My estimates show a pessimistic scenario, based on the risk that the US acquisition proves to be less profitable than expected, while organic growth is muted across the business. In this scenario EPS does not regain the 2023 level until 2026. I am 9% and 20% below consensus for 2024E and 2025E respectively. I don’t include anything in my forecast for yet-to-be-announced M&A.
Needless to say, the stock would be much too expensive if my estimates are right. Even on consensus it is expensive, trading at 30x / 27x for this year / next year.
Stock considerations
The stock traded at crazy multiples from 2019 to 2023, caught up in the Swedish quality growth craze – see chart below. Extra points would have been awarded as a thematic ESG stock, helping with the switchover from high global warming potential F-gas refrigerants.

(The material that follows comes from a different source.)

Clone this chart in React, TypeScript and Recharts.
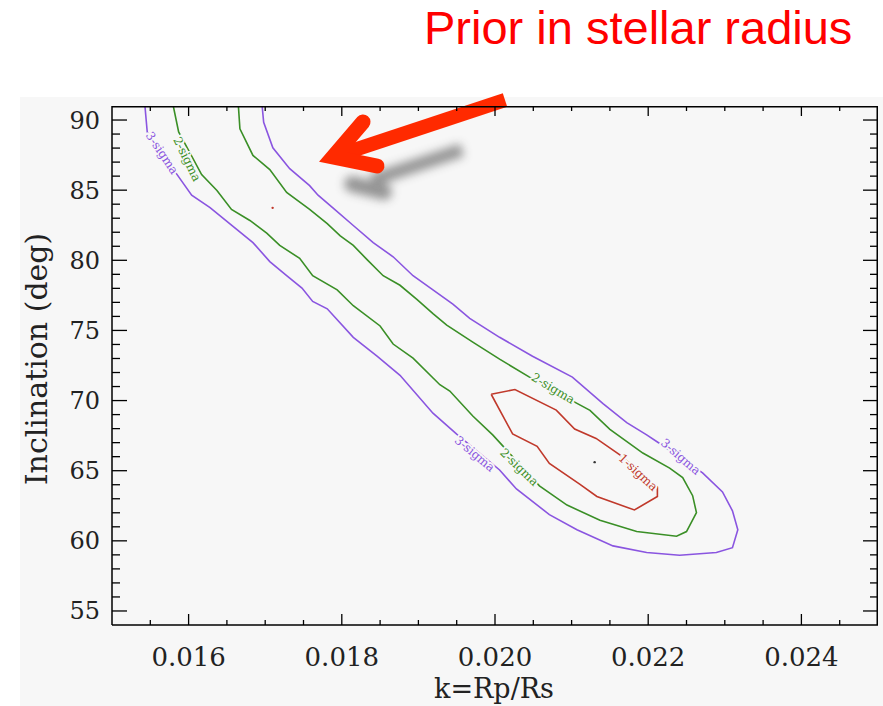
import React from "react";
import { ScatterChart, Scatter, XAxis, YAxis, ReferenceDot } from "recharts";

// k = Rp/Rs axis
const xTicks = [
  0.0155, 0.016, 0.0165, 0.017, 0.0175, 0.018, 0.0185, 0.019, 0.0195, 0.02,
  0.0205, 0.021, 0.0215, 0.022, 0.0225, 0.023, 0.0235, 0.024, 0.0245,
];
const xMajorTicks = [0.016, 0.018, 0.02, 0.022, 0.024];
const xTickLabels = ["0.016", "0.018", "0.020", "0.022", "0.024"];
const xDomain = [0.015, 0.025];

// inclination axis (deg)
const yTicks = [
  55, 56, 57, 58, 59, 60, 61, 62, 63, 64, 65, 66, 67, 68, 69, 70, 71, 72, 73,
  74, 75, 76, 77, 78, 79, 80, 81, 82, 83, 84, 85, 86, 87, 88, 89, 90,
];
const yMajorTicks = [55, 60, 65, 70, 75, 80, 85, 90];
const yDomain = [54, 91];

// contours, [k, inclination]
const sigma3 = [
  [0.01543, 91.0], [0.01546, 89.15], [0.01585, 86.11], [0.01604, 84.64],
  [0.01628, 83.76], [0.01658, 82.41], [0.01684, 81.26], [0.01706, 79.91],
  [0.01728, 78.9], [0.01748, 78.02], [0.01762, 77.07], [0.01781, 76.54],
  [0.01815, 74.51], [0.01846, 73.16], [0.01876, 71.8], [0.01919, 69.1],
  [0.0195, 67.61], [0.02006, 65.05], [0.02028, 63.7], [0.02071, 61.87],
  [0.02107, 60.79], [0.02154, 59.64], [0.02198, 59.17], [0.02241, 58.97],
  [0.02289, 59.17], [0.0231, 59.51], [0.02317, 60.79], [0.0231, 62.14],
  [0.02297, 63.49], [0.02271, 64.84], [0.02215, 66.94], [0.02198, 67.55],
  [0.02172, 68.43], [0.02141, 69.78], [0.02101, 71.67], [0.02049, 73.16],
  [0.02006, 74.51], [0.01967, 75.86], [0.01945, 76.87], [0.01919, 77.89],
  [0.01893, 78.9], [0.01867, 80.25], [0.01841, 81.26], [0.01815, 82.48],
  [0.01788, 83.76], [0.01769, 84.64], [0.01758, 85.32], [0.01732, 86.53],
  [0.0171, 88.02], [0.01698, 89.84], [0.01696, 91.0],
];

const sigma2 = [
  [0.0158, 91.0], [0.01587, 89.15], [0.01617, 86.11], [0.01637, 84.98],
  [0.01656, 83.63], [0.0168, 82.84], [0.01702, 81.94], [0.01719, 81.06],
  [0.01745, 80.14], [0.01762, 78.9], [0.01794, 77.89], [0.01815, 76.76],
  [0.0185, 75.32], [0.01867, 74.03], [0.01893, 73.02], [0.01928, 71.13],
  [0.01941, 70.68], [0.01971, 68.9], [0.01997, 67.55], [0.02058, 63.92],
  [0.02094, 62.55], [0.02137, 61.47], [0.02185, 60.66], [0.02237, 60.33],
  [0.0225, 60.66], [0.02263, 62.01], [0.02258, 63.22], [0.02245, 64.51],
  [0.02228, 65.18], [0.02193, 66.26], [0.0215, 67.95], [0.02124, 69.3],
  [0.02101, 69.98], [0.02045, 71.67], [0.02006, 72.95], [0.01971, 74.17],
  [0.01937, 75.38], [0.01919, 76.2], [0.01898, 77.21], [0.01876, 78.22],
  [0.01854, 78.9], [0.01833, 80.05], [0.01815, 81.06], [0.01798, 81.74],
  [0.01781, 82.61], [0.01758, 83.63], [0.01728, 84.84], [0.01706, 86.47],
  [0.01684, 87.48], [0.01667, 89.37], [0.01665, 91.0],
];

const sigma1 = [
  [0.01995, 70.45], [0.02026, 70.79], [0.0208, 69.32], [0.02104, 67.97],
  [0.02132, 67.3], [0.02163, 66.13], [0.02212, 63.83], [0.02212, 63.16],
  [0.02182, 62.2], [0.02133, 63.16], [0.02111, 64.03], [0.02071, 65.52],
  [0.02055, 66.74], [0.02023, 67.62], [0.01995, 70.45],
];

const contourLabels = [
  { text: "3-sigma", k: 0.015653, inc: 87.65, angle: 56, level: 3 },
  { text: "2-sigma", k: 0.01598, inc: 87.21, angle: 64, level: 2 },
  { text: "3-sigma", k: 0.019736, inc: 66.2, angle: 40, level: 3 },
  { text: "2-sigma", k: 0.020316, inc: 65.25, angle: 44, level: 2 },
  { text: "2-sigma", k: 0.02076, inc: 70.86, angle: 31, level: 2 },
  { text: "3-sigma", k: 0.022423, inc: 65.99, angle: 41, level: 3 },
  { text: "1-sigma", k: 0.021868, inc: 64.88, angle: 43, level: 1 },
];

const bestFit = [
  { k: 0.017097, inc: 83.74, level: 1 },
  { k: 0.021301, inc: 65.61, level: 0 },
];

const colors: Record<number, string> = {
  0: "#333333",
  1: "#c0392b",
  2: "#3a8f26",
  3: "#8a55e0",
};

const plotBg = "#f7f7f7";
const serif = "DejaVu Serif";

const toPts = (a: number[][]) => a.map(([x, y]) => ({ x, y }));
const majorIndex = (v: number, majors: number[]) =>
  majors.findIndex((m) => Math.abs(m - v) < 1e-9);

// stable data refs
const pts3 = toPts(sigma3);
const pts2 = toPts(sigma2);
const pts1 = toPts(sigma1);

// top/right side of the box and the points its inward ticks hang from
const frame = [
  { x: xDomain[0], y: yDomain[1] },
  { x: xDomain[1], y: yDomain[1] },
  { x: xDomain[1], y: yDomain[0] },
];
const topTickPts = xTicks.map((v) => ({ x: v, y: yDomain[1] }));
const rightTickPts = yTicks.map((v) => ({ x: xDomain[1], y: v }));

function BottomTick(props: any) {
  const { x, y, payload } = props;
  const i = majorIndex(payload.value, xMajorTicks);
  return (
    <g>
      <line x1={x} x2={x} y1={y} y2={y - (i >= 0 ? 11 : 5)} stroke="#000" strokeWidth={1.3} />
      {i >= 0 && (
        <text x={x} y={y + 41} textAnchor="middle" fontFamily={serif} fontSize={26} fill="#222">
          {xTickLabels[i]}
        </text>
      )}
    </g>
  );
}

function LeftTick(props: any) {
  const { x, y, payload } = props;
  const major = majorIndex(payload.value, yMajorTicks) >= 0;
  return (
    <g>
      <line x1={x} x2={x + (major ? 15 : 8)} y1={y} y2={y} stroke="#000" strokeWidth={1.3} />
      {major && (
        <text x={x - 12} y={y + 8.5} textAnchor="end" fontFamily={serif} fontSize={24} fill="#222">
          {payload.value}
        </text>
      )}
    </g>
  );
}

const TopTickShape = (p: any) => {
  const len = majorIndex(p.payload.x, xMajorTicks) >= 0 ? 10 : 5;
  return <line x1={p.cx} x2={p.cx} y1={p.cy} y2={p.cy + len} stroke="#000" strokeWidth={1.3} />;
};
const RightTickShape = (p: any) => {
  const len = majorIndex(p.payload.y, yMajorTicks) >= 0 ? 15 : 8;
  return <line x1={p.cx} x2={p.cx - len} y1={p.cy} y2={p.cy} stroke="#000" strokeWidth={1.3} />;
};

const labelShapes = contourLabels.map((l) => (p: any) => (
  <text
    x={p.cx}
    y={p.cy}
    transform={`rotate(${l.angle} ${p.cx} ${p.cy})`}
    textAnchor="middle"
    dominantBaseline="central"
    fontFamily={serif}
    fontSize={12}
    fill={colors[l.level]}
    stroke={plotBg}
    strokeWidth={4}
    paintOrder="stroke"
  >
    {l.text}
  </text>
));

const noDot = () => <g />;
const axisLine = { stroke: "#000", strokeWidth: 1.5 };
const frameLine = { stroke: "#000", strokeWidth: 3 };
const line3 = { stroke: colors[3], strokeWidth: 1.6 };
const line2 = { stroke: colors[2], strokeWidth: 1.6 };
const line1 = { stroke: colors[1], strokeWidth: 1.6 };
const chartMargin = { top: 106, right: 5, bottom: 1, left: 22 };

export default function App() {
  return (
    <div
      style={{
        position: "absolute",
        left: 0,
        top: 0,
        width: 883,
        height: 706,
        background: `linear-gradient(${plotBg}, ${plotBg}) 20px 97px / 863px 609px no-repeat, #fff`,
      }}
    >
      <svg width={883} height={706} style={{ position: "absolute", left: 0, top: 0, pointerEvents: "none" }}>
        <defs>
          <filter id="arrowShadow" x="-50%" y="-50%" width="200%" height="200%">
            <feGaussianBlur stdDeviation={5} />
          </filter>
        </defs>
        <text x={424} y={44} fontFamily="Liberation Sans, Arial, sans-serif" fontSize={47} fill="#ff0000">
          Prior in stellar radius
        </text>
        <text x={47} y={359} transform="rotate(-90 47 359)" textAnchor="middle" fontFamily={serif} fontSize={30} fill="#222">
          Inclination (deg)
        </text>
        <text x={494} y={698} textAnchor="middle" fontFamily={serif} fontSize={27} fill="#222">
          k=Rp/Rs
        </text>
        <g filter="url(#arrowShadow)" opacity={0.55}>
          <path d="M 462 150 L 372 180" stroke="#444" strokeWidth={13} fill="none" />
          <path d="M 352 184 L 384 192" stroke="#444" strokeWidth={16} strokeLinecap="round" fill="none" />
        </g>
        <path d="M 505 100 L 333 157" stroke="#ff2a00" strokeWidth={14} fill="none" />
        <path d="M 363 122 L 333 157 L 377 166" stroke="#ff2a00" strokeWidth={15} strokeLinejoin="miter" strokeLinecap="round" fill="none" />
      </svg>
      <ScatterChart width={883} height={706} margin={chartMargin}>
        <XAxis
          type="number"
          dataKey="x"
          domain={xDomain}
          allowDataOverflow
          ticks={xTicks}
          interval={0}
          height={80}
          tickSize={0}
          tickMargin={0}
          tickLine={false}
          axisLine={axisLine}
          tick={BottomTick}
        />
        <YAxis
          type="number"
          dataKey="y"
          domain={yDomain}
          allowDataOverflow
          ticks={yTicks}
          interval={0}
          width={90}
          tickSize={0}
          tickMargin={0}
          tickLine={false}
          axisLine={axisLine}
          tick={LeftTick}
        />
        <Scatter data={pts3} line={line3} shape={noDot} fill="none" isAnimationActive={false} />
        <Scatter data={pts2} line={line2} shape={noDot} fill="none" isAnimationActive={false} />
        <Scatter data={pts1} line={line1} shape={noDot} fill="none" isAnimationActive={false} />
        <Scatter data={frame} line={frameLine} shape={noDot} fill="none" isAnimationActive={false} />
        <Scatter data={topTickPts} shape={TopTickShape} fill="none" isAnimationActive={false} />
        <Scatter data={rightTickPts} shape={RightTickShape} fill="none" isAnimationActive={false} />
        {bestFit.map((b, i) => (
          <ReferenceDot key={"b" + i} x={b.k} y={b.inc} r={1.2} fill={colors[b.level]} stroke="none" />
        ))}
        {contourLabels.map((l, i) => (
          <ReferenceDot key={"l" + i} x={l.k} y={l.inc} r={0} shape={labelShapes[i]} />
        ))}
      </ScatterChart>
    </div>
  );
}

The shareholder register is dominated by the two quasi-co-founders, by EQT (a Swedish PE firm) and by Swedish institutional investors. Baillie Gifford is the highest ranked active foreign investor that I can see, with a 0.93% stake. They shared their thesis in March 2020 and again in August 2023.
The change of CEO in August 2021 was followed by an unfortunate double change of CFO. Ulf Berghult was an external hire who started in March 2022. In May 2023 he was replaced by Joel Davidsson, who had worked alongside the CEO in Assa Abloy.
Senior executives’ share-based remuneration is bizarrely outsourced to EQT. The leadership team participate in an EQT-sponsored bonus programme, seemingly at EQT’s expense. On the one hand it is generous of EQT to subsidise executive bonuses on behalf of minority shareholders. But it means that the true cost of remuneration is currently understated. Whenever EQT exit from their investment (maybe sooner given the surprise partial sell-down) then Beijer shareholders will have to shoulder the burden of remuneration once again.